Operations on the WMMA Underlying Data
--------------------------------------
    We have settled on the name of the data held under the derived types to
    be "x".  The size of that data and how it maps to the original matrix
    locations may be subject to change.  Operations on that data should be
    elemental and applied uniformly by all threads in the warp.  We expect
    something like the following should always be safe:

        WMMASubMatrix(WMMAMatrixC, 16, 16, 16, Real, WMMAKind4) :: sd
        real(4), device :: xoff, xtol
        ...
        do klp = 1, maxtimes
          if (wmmaAny(sd .gt. xtol)) then
            do i = 1, size(sd%x)
              sd%x(i) = sd%x(i) - xoff
            end do
          end if
        end do

    For the equivalent functionality using the current implementation when
    kind=2, declare the local scalars using the macro:

        WMMASubMatrix(WMMAMatrixC, 16, 16, 16, Real, WMMAKind2) :: sd
        CUFReal2 :: xoff, xtol, xtmp
        ...
        xoff = CUFreal(10, kind=2)
        ...
        do klp = 1, maxtimes
          if (wmmaAny(sd .gt. xtol)) then
            do i = 1, size(sd%x)
              ! CUFReal2 arithmetic has to be done on scalars for now
              xtmp = sd%x(i)
              sd%x(i) = xtmp - xoff
            end do
          end if
        end do

    Note that we've defined a function named CUFreal() to perform type
    conversions.  Three specific cases are currently implemented:
         real2 = CUFReal(int4,  kind=2)
         real2 = CUFReal(real4, kind=2)
         real4 = CUFReal(real2, kind=4)
    We expect this function to change to the Fortran intrinsic real() when
    we add real(2) support to the language in an upcoming release.  The
    macro can be redefined at that point.

    For the most advanced users, and for top performance, you should operate
    on the 16-bit data two at a time.  We have an experimental module, named
    vector_types, which we have provided to interested users.  Using a vector
    of real(2) of length 2, in combination with cray pointers, results in
    very efficient updates of the subMatrix data:

        use vector_types
        WMMASubMatrix(WMMAMatrixC, 16, 16, 16, Real, WMMAKind2)    :: sd
        CUFVector(N2, Real, 2), device :: cv, dc(*)
        pointer(dp, dc)
        CUFReal2 :: xoff

        dp = loc(sd%x(1))
        xoff = CUFreal(10, kind=2)
        cv = makeCUFVector(xoff,xoff)
        do klp = 1, maxtimes
          if (wmmaAny(sd .gt. xtol)) then
            do i = 1, size(sd%x)/2
              dc(i) = dc(i) - cv
            end do
          end if
        end do

    For efficiency, we also support using the hardware fma operations for both
    the CUFReal2 type and the vector of two real(2) types, i.e.
      d = __fma_rn(a, b, c), which is d = a*b+c.

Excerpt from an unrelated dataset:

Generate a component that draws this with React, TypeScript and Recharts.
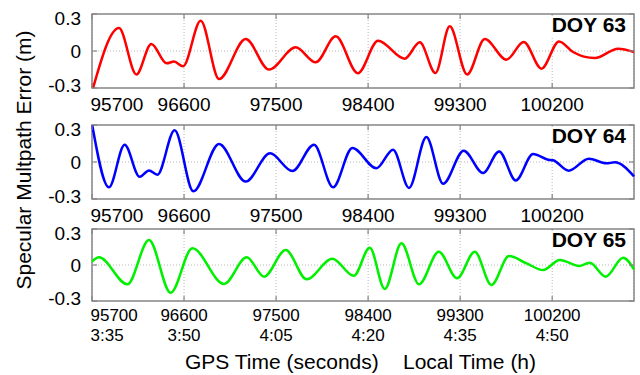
import { LineChart, Line, XAxis, YAxis, CartesianGrid, ReferenceLine, ReferenceArea } from 'recharts';

const xTicks = [95700, 96600, 97500, 98400, 99300, 100200];
const localTimes = ['3:35', '3:50', '4:05', '4:20', '4:35', '4:50'];
const yTicks = [-0.3, 0, 0.3];

// DOY 63 (red)
const doy63Time = [95700, 95964, 96134, 96280, 96430, 96502, 96590, 96763, 96942, 97203, 97431, 97692, 97887, 98083, 98300, 98497, 98758, 98905, 99058, 99198, 99368, 99541, 99752, 99922, 100095, 100267, 100404, 100616, 100845, 101000];
const doy63Error = [-0.33, 0.186, -0.19, 0.057, -0.1, -0.086, -0.124, 0.246, -0.227, 0.097, -0.151, 0.03, -0.092, 0.119, -0.18, 0.084, -0.062, 0.07, -0.178, 0.2, -0.19, 0.097, -0.07, 0.073, -0.143, 0.078, -0.008, -0.057, 0.019, -0.008];

// DOY 64 (blue)
const doy64Time = [95700, 95866, 96019, 96166, 96257, 96339, 96508, 96691, 96942, 97203, 97441, 97659, 97871, 98057, 98246, 98481, 98644, 98800, 98970, 99133, 99335, 99524, 99681, 99844, 100013, 100160, 100209, 100362, 100558, 100730, 100812, 101000];
const doy64Error = [0.31, -0.205, 0.14, -0.12, -0.068, -0.103, 0.257, -0.238, 0.146, -0.159, 0.07, -0.073, 0.14, -0.205, 0.114, -0.051, 0.1, -0.21, 0.203, -0.176, 0.092, -0.089, 0.086, -0.149, 0.065, 0.019, 0.014, -0.07, 0.027, -0.011, -0.003, -0.116];

// DOY 65 (green)
const doy65Time = [95700, 95768, 96046, 96257, 96469, 96681, 96991, 97213, 97382, 97594, 97799, 98050, 98260, 98416, 98563, 98726, 98898, 99091, 99270, 99443, 99606, 99778, 99948, 100111, 100274, 100463, 100567, 100724, 100893, 101000];
const doy65Error = [0.028, 0.064, -0.161, 0.208, -0.231, 0.139, -0.158, 0.064, -0.097, 0.125, -0.119, 0.053, -0.09, 0.144, -0.2, 0.181, -0.161, 0.111, -0.111, 0.111, -0.167, 0.075, 0.014, -0.042, 0.042, -0.008, 0.019, -0.097, 0.061, -0.036];

const FONT = '"Liberation Sans", Arial, Helvetica, sans-serif';
const FRAME = '#858585';
const GRID = '#b8b8b8';

const toRows = (t: number[], v: number[]) => t.map((x, i) => ({ t: x, v: v[i] }));

const XTick = (props: any) => {
  const { x, y, payload, plotHeight, showLocal } = props;
  const idx = xTicks.indexOf(payload.value);
  const first = idx === 0;
  const tx = first ? x - 1.5 : x;
  const anchor = first ? 'start' : 'middle';
  const size = showLocal ? 17 : 19;
  return (
    <g>
      <line x1={x} y1={y} x2={x} y2={y - 5} stroke={FRAME} strokeWidth={1.2} />
      <line x1={x} y1={y - plotHeight} x2={x} y2={y - plotHeight + 5} stroke={FRAME} strokeWidth={1.2} />
      <text x={tx} y={y + (showLocal ? 20 : 22.5)} textAnchor={anchor} fontSize={size} fontFamily={FONT} fill="#000">
        {payload.value}
      </text>
      {showLocal && (
        <text x={tx} y={y + 39.5} textAnchor={anchor} fontSize={size} fontFamily={FONT} fill="#000">
          {localTimes[idx]}
        </text>
      )}
    </g>
  );
};

const YTick = (props: any) => {
  const { x, y, payload } = props;
  const v = payload.value;
  const nudge = v > 0 ? 4 : v < 0 ? -3 : 0;
  const label = v === 0 ? '0' : v.toFixed(1);
  return (
    <g>
      <line x1={x} y1={y} x2={x + 5} y2={y} stroke={FRAME} strokeWidth={1.2} />
      <line x1={x + 542} y1={y} x2={x + 537} y2={y} stroke={FRAME} strokeWidth={1.2} />
      <text x={x - 11} y={y + 6.8 + nudge} textAnchor="end" fontSize={19} fontFamily={FONT} fill="#000">
        {label}
      </text>
    </g>
  );
};

interface PanelProps {
  rows: { t: number; v: number }[];
  color: string;
  top: number;
  plotHeight: number;
  showLocal?: boolean;
}

function Panel({ rows, color, top, plotHeight, showLocal = false }: PanelProps) {
  return (
    <div style={{ position: 'absolute', left: 0, top }}>
      <LineChart width={640} height={10 + plotHeight + 45} data={rows} margin={{ top: 10, right: 6, bottom: 0, left: 0 }}>
        <CartesianGrid vertical horizontal={false} stroke={GRID} strokeDasharray="1 2" />
        <ReferenceLine y={0} stroke={GRID} strokeDasharray="1 2" />
        <XAxis
          dataKey="t"
          type="number"
          domain={[95700, 101000]}
          ticks={xTicks}
          axisLine={false}
          tickLine={false}
          tickSize={0}
          tickMargin={0}
          height={45}
          interval={0}
          tick={(p: any) => <XTick {...p} plotHeight={plotHeight} showLocal={showLocal} />}
        />
        <YAxis
          type="number"
          domain={[-0.3, 0.3]}
          ticks={yTicks}
          allowDataOverflow
          axisLine={false}
          tickLine={false}
          tickSize={0}
          tickMargin={0}
          width={92}
          interval={0}
          tick={(p: any) => <YTick {...p} />}
        />
        <Line type="monotone" dataKey="v" stroke={color} strokeWidth={2.5} dot={false} isAnimationActive={false} />
        <ReferenceArea x1={95700} x2={101000} y1={-0.3} y2={0.3} fill="none" stroke={FRAME} strokeWidth={1.5} />
      </LineChart>
    </div>
  );
}

const doyLabels = [
  { text: 'DOY 63', top: 14 },
  { text: 'DOY 64', top: 125 },
  { text: 'DOY 65', top: 229 },
];

export default function App() {
  return (
    <div style={{ position: 'absolute', left: 0, top: 0, width: 640, height: 375, background: '#fff', overflow: 'hidden' }}>
      <Panel rows={toRows(doy63Time, doy63Error)} color="#ff0000" top={4} plotHeight={74} />
      <Panel rows={toRows(doy64Time, doy64Error)} color="#0000ff" top={115} plotHeight={74} />
      <Panel rows={toRows(doy65Time, doy65Error)} color="#00f000" top={219} plotHeight={72} showLocal />
      <svg width={640} height={375} style={{ position: 'absolute', left: 0, top: 0, pointerEvents: 'none' }}>
        {doyLabels.map((d) => (
          <g key={d.text}>
            <rect x={548} y={d.top + 1.5} width={84} height={21} fill="#fff" />
            <text x={626} y={d.top + 17.5} textAnchor="end" fontSize={21} fontWeight="bold" fontFamily={FONT} fill="#000">
              {d.text}
            </text>
          </g>
        ))}
        <text
          x={31}
          y={160}
          transform="rotate(-90, 31, 160)"
          textAnchor="middle"
          fontSize={21}
          fontFamily={FONT}
          fill="#000"
        >
          Specular Multpath Error (m)
        </text>
        <text x={185} y={369} fontSize={21} fontFamily={FONT} fill="#000">
          GPS Time (seconds)
        </text>
        <text x={403} y={369} fontSize={21} fontFamily={FONT} fill="#000">
          Local Time (h)
        </text>
      </svg>
    </div>
  );
}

Host-side Support For Tensor Core Programming
---------------------------------------------
    Host-side support is limited.  For our testing purposes, we have created
    a few functions which have shared in this PGI examples area under the
    Utils directory.  Modern X86 processors support real(4) <-> real(2) type
    conversion uing SSE instructions, and our test code takes advantage of that
    when possible.  The cpuid feature to key on is "f16c", and we have a function
    in our runtime to test that.  We have also written a scalar version of
    half2float() and float2half(), the latter taking the current CPU rounding
    mode into account.

    We have versions of these two conversion functions which take 1D and 2D
    arrays, which is nice for testing purposes.  These should go away once
    real(2) support is in the compiler, but the code can be used as a guide.


Provided Tests
--------------
    The tests are divided into three directories, to correspond to the three
    matrix sizes currently supported.

In m16n16k16:
  wmma1.CUF: Simplest example, multiply two 16x16 real(2) arrays, real(4) result.
  wmma2.CUF: A Submatrix is row major, real(2) result
  wmma3.CUF: A, B Submatrix is row major, real(2) result
  wmma4.CUF: C Submatrix is real(2), D is real(4)
  wmma5.CUF: Store C Submatrix as row major, real(4) result
  wmma6.CUF: Use Submatrix comparison, merge
  wmma7.CUF: Use Submatrix comparison, all
  wmma8.CUF: Use Submatrix comparison, any, v2real2

In m32n8k16:
  wmma1.CUF: Simplest example, 32x16 X 16x8 real(2) arrays, real(4) result.
  wmma2.CUF: B Submatrix is row major, real(2) result
  wmma3.CUF: A, B Submatrix is row major, real(4) result
  wmma4.CUF: C Submatrix is real(2), D is real(4)
  wmma5.CUF: Store C Submatrix as row major, real(4) result
  wmma6.CUF: Use Submatrix comparison, merge
  wmma7.CUF: Use Submatrix comparison, all
  wmma8.CUF: Use Submatrix comparison, count, v2real2

In m8n32k16:
  wmma1.CUF: Simplest example, 8x16 X 16x32 real(2) arrays, real(4) result.
  wmma2.CUF: A Submatrix is row major, real(2) result
  wmma3.CUF: B Submatrix is row major, real(4) result
  wmma4.CUF: C Submatrix is real(2), D is real(4)
  wmma5.CUF: Store C Submatrix as row major, real(4) result
  wmma6.CUF: Use Submatrix comparison, merge
  wmma7.CUF: Use Submatrix comparison, count
  wmma8.CUF: Use Submatrix comparison, any, v2real2